Goal: Only the lines from the start of the data below through the line that contains "0.05, 0, 0, 0, 0];" are to be copied, exactly and without pictures.

Dataset excerpt:
···

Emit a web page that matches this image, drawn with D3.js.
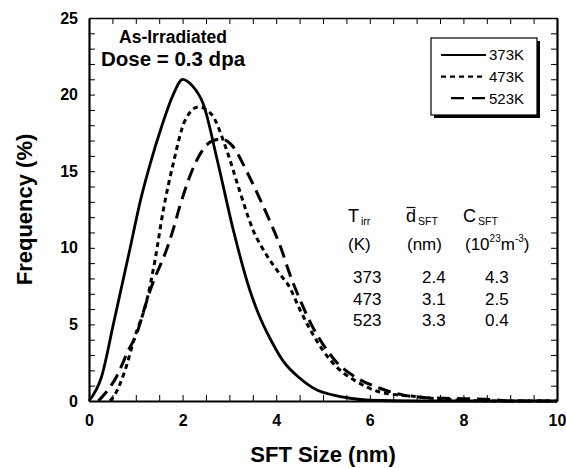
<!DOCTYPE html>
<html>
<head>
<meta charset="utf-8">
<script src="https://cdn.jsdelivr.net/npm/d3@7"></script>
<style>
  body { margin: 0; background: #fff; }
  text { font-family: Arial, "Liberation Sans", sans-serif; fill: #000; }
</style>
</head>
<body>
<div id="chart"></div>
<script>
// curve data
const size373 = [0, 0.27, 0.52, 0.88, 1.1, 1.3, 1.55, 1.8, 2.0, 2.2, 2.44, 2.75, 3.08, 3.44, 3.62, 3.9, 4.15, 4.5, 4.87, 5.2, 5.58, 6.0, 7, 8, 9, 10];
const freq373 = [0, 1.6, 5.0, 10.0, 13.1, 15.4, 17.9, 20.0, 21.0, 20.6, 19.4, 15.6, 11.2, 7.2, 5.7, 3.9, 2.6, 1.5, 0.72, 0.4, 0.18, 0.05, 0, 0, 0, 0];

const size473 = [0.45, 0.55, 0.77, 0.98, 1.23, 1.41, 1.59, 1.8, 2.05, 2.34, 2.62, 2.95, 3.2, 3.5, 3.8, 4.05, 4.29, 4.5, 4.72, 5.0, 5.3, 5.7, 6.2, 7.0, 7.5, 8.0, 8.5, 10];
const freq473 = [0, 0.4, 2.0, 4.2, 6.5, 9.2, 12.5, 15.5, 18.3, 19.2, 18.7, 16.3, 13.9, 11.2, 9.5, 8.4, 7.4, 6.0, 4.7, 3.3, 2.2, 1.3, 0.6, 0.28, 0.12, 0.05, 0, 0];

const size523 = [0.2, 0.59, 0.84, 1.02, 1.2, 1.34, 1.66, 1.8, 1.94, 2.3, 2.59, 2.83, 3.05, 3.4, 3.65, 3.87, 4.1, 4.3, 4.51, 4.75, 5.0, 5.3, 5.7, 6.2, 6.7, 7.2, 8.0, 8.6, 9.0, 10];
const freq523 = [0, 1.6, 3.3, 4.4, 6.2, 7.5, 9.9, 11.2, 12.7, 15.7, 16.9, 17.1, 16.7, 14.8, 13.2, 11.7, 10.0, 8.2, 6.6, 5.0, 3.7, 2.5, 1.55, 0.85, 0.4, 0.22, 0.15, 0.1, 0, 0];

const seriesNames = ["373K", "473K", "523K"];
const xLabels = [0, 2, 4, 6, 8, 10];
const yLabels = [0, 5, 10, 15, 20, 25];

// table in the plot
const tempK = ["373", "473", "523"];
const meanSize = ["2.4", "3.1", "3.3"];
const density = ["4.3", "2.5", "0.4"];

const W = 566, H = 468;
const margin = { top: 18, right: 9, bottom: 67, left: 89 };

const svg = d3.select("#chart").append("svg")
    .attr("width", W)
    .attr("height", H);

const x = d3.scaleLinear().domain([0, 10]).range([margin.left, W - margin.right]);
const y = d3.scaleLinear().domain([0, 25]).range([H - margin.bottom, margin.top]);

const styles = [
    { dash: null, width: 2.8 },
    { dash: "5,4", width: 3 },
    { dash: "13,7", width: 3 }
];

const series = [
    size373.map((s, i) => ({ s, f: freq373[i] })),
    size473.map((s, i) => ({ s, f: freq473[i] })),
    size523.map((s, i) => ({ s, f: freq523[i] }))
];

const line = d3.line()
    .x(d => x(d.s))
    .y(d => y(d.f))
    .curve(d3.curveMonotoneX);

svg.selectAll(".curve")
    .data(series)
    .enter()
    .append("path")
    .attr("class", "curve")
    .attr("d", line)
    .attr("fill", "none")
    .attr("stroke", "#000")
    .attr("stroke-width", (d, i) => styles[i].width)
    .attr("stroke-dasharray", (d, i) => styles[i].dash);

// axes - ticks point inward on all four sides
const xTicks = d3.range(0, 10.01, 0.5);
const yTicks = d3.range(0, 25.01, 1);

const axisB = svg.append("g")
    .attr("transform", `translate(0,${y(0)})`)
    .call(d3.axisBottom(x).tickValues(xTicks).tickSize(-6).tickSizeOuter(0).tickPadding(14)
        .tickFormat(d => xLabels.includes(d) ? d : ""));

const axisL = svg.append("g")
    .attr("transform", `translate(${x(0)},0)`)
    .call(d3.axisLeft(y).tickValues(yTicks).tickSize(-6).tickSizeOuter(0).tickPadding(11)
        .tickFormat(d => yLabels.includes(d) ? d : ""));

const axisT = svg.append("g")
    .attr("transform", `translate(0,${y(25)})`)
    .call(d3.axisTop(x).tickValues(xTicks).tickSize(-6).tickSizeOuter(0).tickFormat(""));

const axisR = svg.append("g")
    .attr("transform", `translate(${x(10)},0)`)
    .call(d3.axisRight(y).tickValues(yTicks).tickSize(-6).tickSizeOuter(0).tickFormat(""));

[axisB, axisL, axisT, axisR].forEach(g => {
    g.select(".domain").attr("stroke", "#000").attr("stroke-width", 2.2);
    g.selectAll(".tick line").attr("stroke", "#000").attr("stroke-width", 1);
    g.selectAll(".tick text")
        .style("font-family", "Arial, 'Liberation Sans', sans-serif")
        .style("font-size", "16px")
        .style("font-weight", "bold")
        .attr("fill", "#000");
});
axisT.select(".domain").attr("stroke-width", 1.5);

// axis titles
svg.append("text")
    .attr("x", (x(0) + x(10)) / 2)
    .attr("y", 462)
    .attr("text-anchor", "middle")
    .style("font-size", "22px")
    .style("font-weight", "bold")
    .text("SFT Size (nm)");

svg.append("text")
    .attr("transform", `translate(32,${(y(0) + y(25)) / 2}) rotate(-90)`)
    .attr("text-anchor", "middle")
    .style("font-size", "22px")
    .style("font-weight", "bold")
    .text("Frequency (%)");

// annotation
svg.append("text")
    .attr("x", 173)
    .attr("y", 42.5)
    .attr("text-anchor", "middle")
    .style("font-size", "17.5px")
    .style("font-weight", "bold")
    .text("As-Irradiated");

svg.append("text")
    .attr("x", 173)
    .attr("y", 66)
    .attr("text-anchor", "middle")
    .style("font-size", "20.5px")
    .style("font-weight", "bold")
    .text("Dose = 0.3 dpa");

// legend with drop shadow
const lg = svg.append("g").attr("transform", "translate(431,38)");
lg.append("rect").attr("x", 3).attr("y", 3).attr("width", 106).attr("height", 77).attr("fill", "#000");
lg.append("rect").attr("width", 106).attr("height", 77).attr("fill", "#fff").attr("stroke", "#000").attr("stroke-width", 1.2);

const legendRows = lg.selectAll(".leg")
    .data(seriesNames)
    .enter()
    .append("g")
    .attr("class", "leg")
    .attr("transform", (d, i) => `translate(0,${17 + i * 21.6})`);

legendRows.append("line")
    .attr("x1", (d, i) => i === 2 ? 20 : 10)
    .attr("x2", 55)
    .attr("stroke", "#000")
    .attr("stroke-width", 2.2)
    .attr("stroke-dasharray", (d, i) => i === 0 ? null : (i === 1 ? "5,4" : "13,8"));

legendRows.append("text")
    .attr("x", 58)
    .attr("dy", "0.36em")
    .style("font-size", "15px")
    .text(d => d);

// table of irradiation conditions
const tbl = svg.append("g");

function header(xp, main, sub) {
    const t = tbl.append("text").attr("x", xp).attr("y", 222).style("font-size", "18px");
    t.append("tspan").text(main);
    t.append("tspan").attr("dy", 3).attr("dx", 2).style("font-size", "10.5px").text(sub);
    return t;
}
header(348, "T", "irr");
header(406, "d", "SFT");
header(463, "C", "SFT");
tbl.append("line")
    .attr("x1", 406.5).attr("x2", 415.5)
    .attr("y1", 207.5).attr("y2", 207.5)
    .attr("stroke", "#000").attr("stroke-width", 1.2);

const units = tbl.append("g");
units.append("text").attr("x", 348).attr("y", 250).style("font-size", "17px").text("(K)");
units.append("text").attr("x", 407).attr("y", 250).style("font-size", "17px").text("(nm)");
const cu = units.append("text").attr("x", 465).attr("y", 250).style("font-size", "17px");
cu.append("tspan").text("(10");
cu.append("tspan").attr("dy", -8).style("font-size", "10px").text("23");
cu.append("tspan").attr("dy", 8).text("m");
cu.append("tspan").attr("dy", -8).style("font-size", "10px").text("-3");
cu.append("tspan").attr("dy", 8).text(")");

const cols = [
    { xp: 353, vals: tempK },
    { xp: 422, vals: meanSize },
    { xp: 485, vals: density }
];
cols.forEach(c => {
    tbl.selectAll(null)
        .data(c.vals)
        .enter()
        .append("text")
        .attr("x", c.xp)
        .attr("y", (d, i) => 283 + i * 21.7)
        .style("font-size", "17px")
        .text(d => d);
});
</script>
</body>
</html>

···

Solution to the exercise:
Emit a web page that matches this image, drawn with D3.js.
<!DOCTYPE html>
<html>
<head>
<meta charset="utf-8">
<script src="https://cdn.jsdelivr.net/npm/d3@7"></script>
<style>
  body { margin: 0; background: #fff; }
  text { font-family: Arial, "Liberation Sans", sans-serif; fill: #000; }
</style>
</head>
<body>
<div id="chart"></div>
<script>
// curve data
const size373 = [0, 0.27, 0.52, 0.88, 1.1, 1.3, 1.55, 1.8, 2.0, 2.2, 2.44, 2.75, 3.08, 3.44, 3.62, 3.9, 4.15, 4.5, 4.87, 5.2, 5.58, 6.0, 7, 8, 9, 10];
const freq373 = [0, 1.6, 5.0, 10.0, 13.1, 15.4, 17.9, 20.0, 21.0, 20.6, 19.4, 15.6, 11.2, 7.2, 5.7, 3.9, 2.6, 1.5, 0.72, 0.4, 0.18, 0.05, 0, 0, 0, 0];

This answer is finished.